Analyze income and expenses to calculate how much you can save each month. Then determine how much you need to set aside to reach your goal by the planned date. Divide the total amount by the number of months until the target date.

Compare these numbers to see if your savings capacity is sufficient.

Step 4. Consider Different Financing Options

It’s likely that your available funds won’t cover all important goals. In that case, consider alternatives such as loans or credits. Before taking a loan, carefully review all terms: interest rates, servicing costs, and required insurances.

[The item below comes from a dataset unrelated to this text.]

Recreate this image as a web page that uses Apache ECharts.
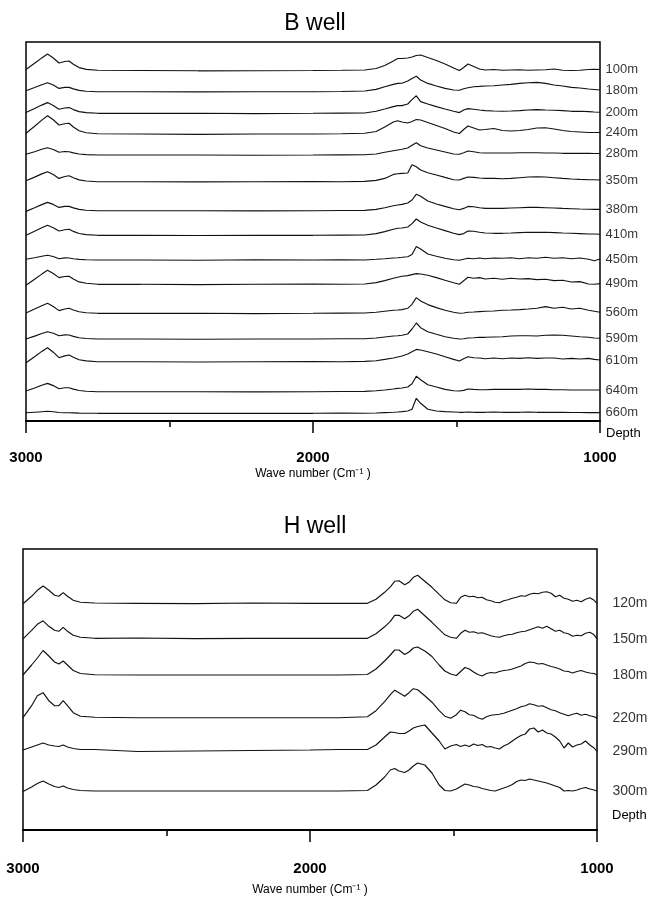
<!DOCTYPE html>
<html><head><meta charset="utf-8">
<script src="https://cdn.jsdelivr.net/npm/echarts@6/dist/echarts.min.js"></script>
<style>html,body{margin:0;padding:0;background:#fff}#c{width:654px;height:900px}</style>
</head><body><div id="c"></div>
<script>
// ---------- B well ----------
const wavenumbersB = [3000,2970,2945,2925,2905,2885,2865,2850,2835,2815,2790,2750,2600,2400,2200,2000,1900,1820,1780,1750,1720,1705,1690,1670,1655,1640,1625,1600,1570,1540,1510,1490,1475,1460,1440,1420,1400,1370,1340,1310,1280,1250,1220,1190,1160,1130,1100,1070,1040,1020,1000];
const depthsB = ['100m','180m','200m','240m','280m','350m','380m','410m','450m','490m','560m','590m','610m','640m','660m'];
const offsetsB = [350.5,329.3,307.7,287,266,239.3,210.3,185.7,161,136.7,107.7,82,59.3,29.3,7.7];
const b100 = [1,7.2,12.6,16.5,12.5,7.5,9,9.5,6.2,2.9,1.1,0.3, 0,-0.3,-0.2,0,0.2, 0.5,2,5,9.5,12,12,12.5,13.5,15,15.5,13,10,6.5,2.5,0,3,6.5,4,1.5,0.5,1,0.3,0.5,0.7,0.3,0.5,0.7,1.5,0.3,0,0.3,1,1.3,1];
const b180 = [1,4.2,7,9,6.7,3.3,4.3,4.3,2.8,1.3,0.5,0, 0,-0.2,0,0,0.2, 0.7,2.3,5,7.3,8.3,8.5,10.7,13.3,15.5,11.7,8.3,5.7,3.3,1.7,1.5,3,4,5,5.3,5.7,6,6.7,7.3,8.3,9,9.3,8.3,6.7,5.7,4.3,3.7,2.7,2.2,1.7];
const b200 = [0.7,4.7,8.2,10.7,7.8,4,5.3,5.7,3.7,1.7,0.7,0, 0,0,-0.3,0,0.2, 0.3,2,4.3,6.7,7.7,7.7,9.3,13.7,17.5,11.7,9.3,6.7,4.3,2,0.7,3.3,4.7,4,3.3,2.7,2.3,2,2.3,2.7,3.3,3.7,3.3,3,2.7,2,2,1.7,1.3,1];
const b240 = [0.7,7.7,13.9,18.3,14.2,9,10.3,10.7,7,3.2,1.3,0.3, 0,-0.3,0,0,0.3, 0.7,2.5,7,12,13.3,12,11,12.5,14.5,14,11.5,8.5,5.5,2,0.5,4.5,8,6,4,4.5,5.5,3.5,3,3.5,4.5,6,6.3,5,3.5,2.5,2,1.5,1.5,1.5];
const b280 = [0.7,3.3,5.7,7.3,5.5,2.7,3.5,3.3,2.1,1,0.4,0, 0,0,-0.2,0,0.2, 0.3,1,2.7,4.3,5,5.7,7,9.7,12.3,9.3,7,5,3,1,0.7,2.3,4,3.3,2.3,2,2,2,2,2.3,2.3,2.3,2,2,1.7,1.7,1.7,1.7,1.5,1.5];
const b350 = [1,4.6,7.8,10,7.2,3.3,5.2,6,3.9,1.8,0.7,0, 0,-0.2,0,0.2,0, 0.3,1.3,3.3,7.3,8,8.3,8.7,17,15,11.7,9,6.7,4.3,2,1.7,3.3,4.7,4.3,3.7,3.3,3.3,3,3.3,4,4.7,5,4.7,4,3.3,2.7,2.3,2,2,1.7];
const b380 = [-0.7,2.9,6.1,8.3,6.3,3.3,4.3,4.3,2.8,1.3,0.5,0, 0,0,-0.2,0,0.2, 0.3,1.3,3,5,5.7,6.3,7.7,10.7,16.5,14.5,9.7,6.7,4.3,2,1,2.3,4.3,4,3,2.3,2.3,2.3,2.7,3,3.3,3.3,3,2.7,2.3,2,1.7,1.5,1.3,1.3];
const b410 = [0,4,7.5,10,7.6,4.3,5.6,6,3.9,1.8,0.7,0, 0,-0.2,0,0,0.2, 0.3,1.7,3.7,6,7,7.3,8.3,11.7,16.3,13.3,10,7.3,4.7,2,0.7,1.7,4.3,4,3,2.3,2,2,2.3,2.7,3,3,3,2.7,2.3,2,1.7,1.3,1.3,1];
const b450 = [0.7,2.3,3.7,4.7,3.5,1.3,2.1,2,1.3,0.6,0.2,0, 0,-0.3,0.3,0,0.2, 0,0.7,1.3,2,2.3,2.7,3.3,5.5,13.5,11,6,3.7,1.7,0.3,-0.3,0.7,1.7,1.3,2,1.3,2,1.7,2.3,1.3,2.3,1.7,2.7,1.7,2.3,1.3,2,0.7,-0.7,1];
const b490 = [-1,5,10.2,14,10.8,6.7,7.8,8,5.2,2.4,1,0, 0,-0.3,0,0.3,0, 0.3,1.7,3.7,6,7,8,8.7,9.7,10.7,10.3,9,6.7,4,1.5,0,3.5,7,6,6.7,5.3,6,5,6,5.3,5.7,4.7,5,3.7,4,2.3,2.7,0.3,0,0.7];
const b560 = [0.3,4.2,7.6,10,6.8,2.7,4.3,5,3.3,1.5,0.6,0, 0,0,-0.3,0,0.2, 0.3,1,2,3,3.3,3.7,5,9,15.7,12.3,8.7,5.7,3,1,0,0.3,1,1.3,1.7,2,2.3,3,3.3,3.7,4.3,5,6.7,5,6,4.3,5,3,2,1];
const b590 = [0,2.9,5.5,7.3,5.8,3.3,4.1,4,2.6,1.2,0.5,0, 0,-0.2,0,0,0.2, 0.3,1,2,3,3.3,3.7,5,10,16,11.3,7.3,4.7,2.3,0.7,0,0.3,1,1.3,1.7,1.7,2,2.3,3,3.3,3.3,3,3.7,4,3.7,3,2.3,1.7,1,0.7];
const b610 = [-1,5,10.3,14,9.5,4,5.8,6.7,4.4,2,0.8,0, 0,-0.3,0,0.2,0, 0.3,1,2.3,3.7,4.7,5.7,7.7,10,12.3,11.7,10,7.7,5,2.3,0.7,3,5,4,3.7,3,3.7,3,3.7,3.3,4,3.3,3.7,3.7,2.7,3.3,2.7,3.3,2.3,1.7];
const b640 = [0.7,3.7,6.4,8.3,6.1,3,4,4,2.6,1.2,0.5,0, 0,0,-0.2,0,0.2, 0.3,1,1.7,2.7,3.3,3.7,4.7,8,15.5,12,7,4.7,2.3,1,0.7,1.3,2.7,2.3,2,2,2.3,2.3,2.3,2.3,2.7,2.3,2.3,2,2,1.7,1.7,1.7,1.7,1.7];
const b660 = [0.5,1.1,1.6,2,1.5,0.8,0.6,0.5,0.4,0.2,0.1,0, 0,0,0,0,0.2, 0,0.3,0.7,1,1.3,1.7,2.3,4,15,10,4,2.3,1.7,1.3,1,1,1.2,1,1,1,1.2,1,1,1,1.2,1,1,1,1,0.8,0.8,0.7,0.7,0.7];
const tracesB = [b100,b180,b200,b240,b280,b350,b380,b410,b450,b490,b560,b590,b610,b640,b660];

// ---------- H well ----------
const wavenumbersH = [3000,2970,2950,2930,2910,2890,2875,2860,2845,2825,2800,2750,2600,2400,2200,2000,1900,1800,1770,1740,1720,1705,1690,1670,1655,1640,1625,1600,1575,1550,1530,1510,1490,1475,1460,1445,1430,1415,1400,1385,1370,1355,1340,1325,1310,1295,1280,1265,1250,1235,1220,1205,1190,1175,1160,1145,1130,1115,1100,1085,1070,1055,1040,1025,1010,1000];
const depthsH = ['120m','150m','180m','220m','290m','300m'];
const offsetsH = [226.7,191.7,155,112.3,80,39];
const h120 = [-0.5,7,13,17.3,13,8,7,10.7,7,3,1,0.3, 0,-0.3,0.3,0,0, 0,4,11,16.5,22,22.5,18.5,21,26,28, 22,16,9,3.5,0.5,0,6,8,6.5,7, 5.5,6,3.5,2.5,1,0.5,2.5,3.5,5,6, 7.5,7,9,10,9.5,11,11.5,10,6.5,8, 5,4,2,3,1.5,4,5.5,3,0];
const h150 = [-0.5,8,14,17.5,12,8,7,11,7,3,1,0, 0.3,-0.3,0,0,0, 0,4.5,11.5,17,23,23,19.5,22.5,27,29, 22.5,16,9,3.5,1,0,5,8,6,6.5, 5,5.5,4,2.5,1.5,1,2.5,3.5,4,5.5, 6.5,7,8.5,10,11.5,10,12,9.5,7,8, 5.5,4.5,2,3,2.5,5,6,3.5,-0.5];
const h180 = [0,10,17,24.5,19,13,11,14,10,4.5,1.5,0.3, 0,0,0,0,0, 0.5,6,14,20,25,25,20.5,23,27,28, 24,18.5,10,4,1,-0.5,3.5,7.5,6,3, 0.5,-1,1.5,2.5,2,3.5,4.5,5,6,7.5, 9,11.5,13,12.5,11,11.5,10,8.5,7.5,6, 4,3.5,2,3.5,4.5,3,2,1.5,0];
const h220 = [0,12,22,25,17,12,12,17,12,5,1.5,0.5, 0,0,0,0,0, 1,7,16,23,27.5,25,21.5,25,29,28, 22,15.5,7,1.5,-0.5,3,7.5,6,3,2.5, 0,-1.5,1,2.5,3,3.5,4.5,6,7.5,9, 11,12,14,13,11.5,12,10,8,7,5, 3.5,2,3.5,4.5,2.5,3.5,2,1,-0.5];
const h290 = [0,3,5,7,5,4,3.5,5,3,1.5,0.5,0.5, -1.5,-1,-0.5,0,0.5, 0.5,5,13,18,17.5,16.5,16.5,19,22,23.5, 25,17,9,1,4,5.5,3.5,5,3.5,6, 4.5,5.5,3,3.5,2,1,4,6,9,12, 14.5,16,21,22,18,20,17,16,13,9, 2,7,3,5,6,9,5,2,-1.5];
const h300 = [-0.5,4,7.5,10,7,4.5,3.5,5,3,1.5,0.5,0, 0,0,0,0,0, 0.5,6,14,21,22.5,20,18.5,21,25,28, 26,18,6,0.5,0,2,4.5,7,6,4.5, 4,2.5,1.5,0.5,0,1.5,3,4.5,6.5,9.5, 11,10.5,12,11,10,9,8,6.5,5,3.5, 0,0.5,0,1,2.5,3.5,2,1,0];
const tracesH = [h120,h150,h180,h220,h290,h300];

const xTickLabels = ['3000','2000','1000'];
const xAxisTitle = 'Wave number (Cm\u207B\u00B9 )';

const FONT = "'Liberation Sans', Arial, Helvetica, sans-serif";
const chart = echarts.init(document.getElementById('c'), null, {renderer:'canvas'});

function lineSeries(wn, traces, offsets, depths, idx) {
  return traces.map((t, i) => ({
    type: 'line', name: depths[i], xAxisIndex: idx, yAxisIndex: idx,
    data: wn.map((w, j) => [w, offsets[i] + t[j]]),
    showSymbol: false, symbol: 'none', smooth: false,
    lineStyle: { color: '#111', width: 1.15 },
    silent: true, z: 3
  }));
}
function labelSeries(wn, traces, offsets, depths, idx, fontSize, dist) {
  const last = wn.length - 1;
  return {
    type: 'scatter', xAxisIndex: idx, yAxisIndex: idx, symbolSize: 1,
    itemStyle: { color: 'rgba(0,0,0,0)' }, silent: true,
    data: depths.map((d, i) => ({ name: d, value: [wn[last], offsets[i] + traces[i][last]] })),
    label: { show: true, position: 'right', distance: dist, formatter: '{b}',
             fontSize: fontSize, color: '#000', fontFamily: FONT }
  };
}
function xAxisCfg(idx, labelMargin, nameGap) {
  return {
    gridIndex: idx, type: 'value', min: 1000, max: 3000, inverse: true, interval: 1000,
    axisLine: { show: true, lineStyle: { color: '#000', width: 2 } },
    axisTick: { show: true, length: 12, lineStyle: { color: '#000', width: 1.5 } },
    minorTick: { show: true, splitNumber: 2, length: 6, lineStyle: { color: '#000', width: 1.5 } },
    splitLine: { show: false }, minorSplitLine: { show: false },
    axisLabel: { margin: labelMargin, fontSize: 15, fontWeight: 'bold', color: '#000', fontFamily: FONT,
                 formatter: v => xTickLabels.includes(String(v)) ? String(v) : '' },
    name: xAxisTitle, nameLocation: 'middle', nameGap: nameGap,
    nameTextStyle: { fontSize: 12, color: '#000', fontFamily: FONT }
  };
}
function yAxisCfg(idx, max, depthGap, depthPad, fs) {
  return {
    gridIndex: idx, type: 'value', min: 0, max: max, position: 'right',
    axisLine: { show: false }, axisTick: { show: false }, axisLabel: { show: false }, splitLine: { show: false },
    name: 'Depth', nameLocation: 'start', nameGap: depthGap,
    nameTextStyle: { fontSize: fs, color: '#000', fontFamily: FONT, align: 'left', verticalAlign: 'middle', padding: [0,0,0,depthPad] }
  };
}

const option = {
  animation: false,
  backgroundColor: '#fff',
  title: [
    { text: 'B well', left: 310, top: 7, textAlign: 'center',
      textStyle: { fontSize: 23, fontWeight: 'normal', color: '#000', fontFamily: FONT } },
    { text: 'H well', left: 310, top: 510, textAlign: 'center',
      textStyle: { fontSize: 23, fontWeight: 'normal', color: '#000', fontFamily: FONT } }
  ],
  grid: [
    { left: 26, top: 42, width: 574, height: 379, show: true, borderColor: '#000', borderWidth: 1.5, backgroundColor: 'transparent' },
    { left: 23, top: 549, width: 574, height: 281, show: true, borderColor: '#000', borderWidth: 1.5, backgroundColor: 'transparent' }
  ],
  xAxis: [ xAxisCfg(0, 29, 47), xAxisCfg(1, 31, 54) ],
  yAxis: [ yAxisCfg(0, 379, 12, 6, 13), yAxisCfg(1, 281, -15, 15, 13) ],
  series: [
    ...lineSeries(wavenumbersB, tracesB, offsetsB, depthsB, 0),
    ...lineSeries(wavenumbersH, tracesH, offsetsH, depthsH, 1),
    labelSeries(wavenumbersB, tracesB, offsetsB, depthsB, 0, 13, 5),
    labelSeries(wavenumbersH, tracesH, offsetsH, depthsH, 1, 14, 15)
  ]
};
chart.setOption(option);
</script>
</body></html>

Distribute your income so that you can cover both current expenses and your goals (savings or loan repayment). Economists recommend limiting loan payments to no more than 30% of your income.

Also, consider other ways to reach your goals faster, such as overtime work or expense optimization. Adjust your plan accordingly, including future loan payments, additional income, and reduced expenses.

Step 5. Let Your Money Grow

If there’s still time before reaching your goal, it’s better to save using suitable financial instruments. Choose them based on returns, risks, and timeframes. The key is not to leave money idle, as inflation reduces the real value of your savings.

Invested funds generate additional income, which should also be reflected in your financial plan.

Simple Rules

  • Formulate financial goals clearly and honestly, in monetary terms with specific deadlines.
  • Prioritize goals to avoid ending up with trivial items but lacking essentials.
  • Find optimal ways to achieve them — consider all options, even those that seem unrealistic at first.
  • Track income and expenses to stay aware of your financial state.
  • Before adding a purchase to your plan, think a few days whether it’s truly necessary.

And the Most Important — Follow the Plan

Creating a personal financial plan is only half the work. The hardest part is sticking to it. Daily temptations abound, but impulsive purchases only delay your dreams.

Stick to the plan for each expense category. Determine monthly spending limits for food, transportation, car payments, utilities, and other essentials, and adhere strictly to them.

If you fail, especially in the beginning, adjust your plan: redistribute expenses or try to earn more. The key is to stay within the budget and resist the temptation to dip into savings. Otherwise, your financial goals will keep getting postponed.

Record all income and expenses and refer to the plan daily. This keeps you in control of your financial situation. For convenience, consider using financial planning services.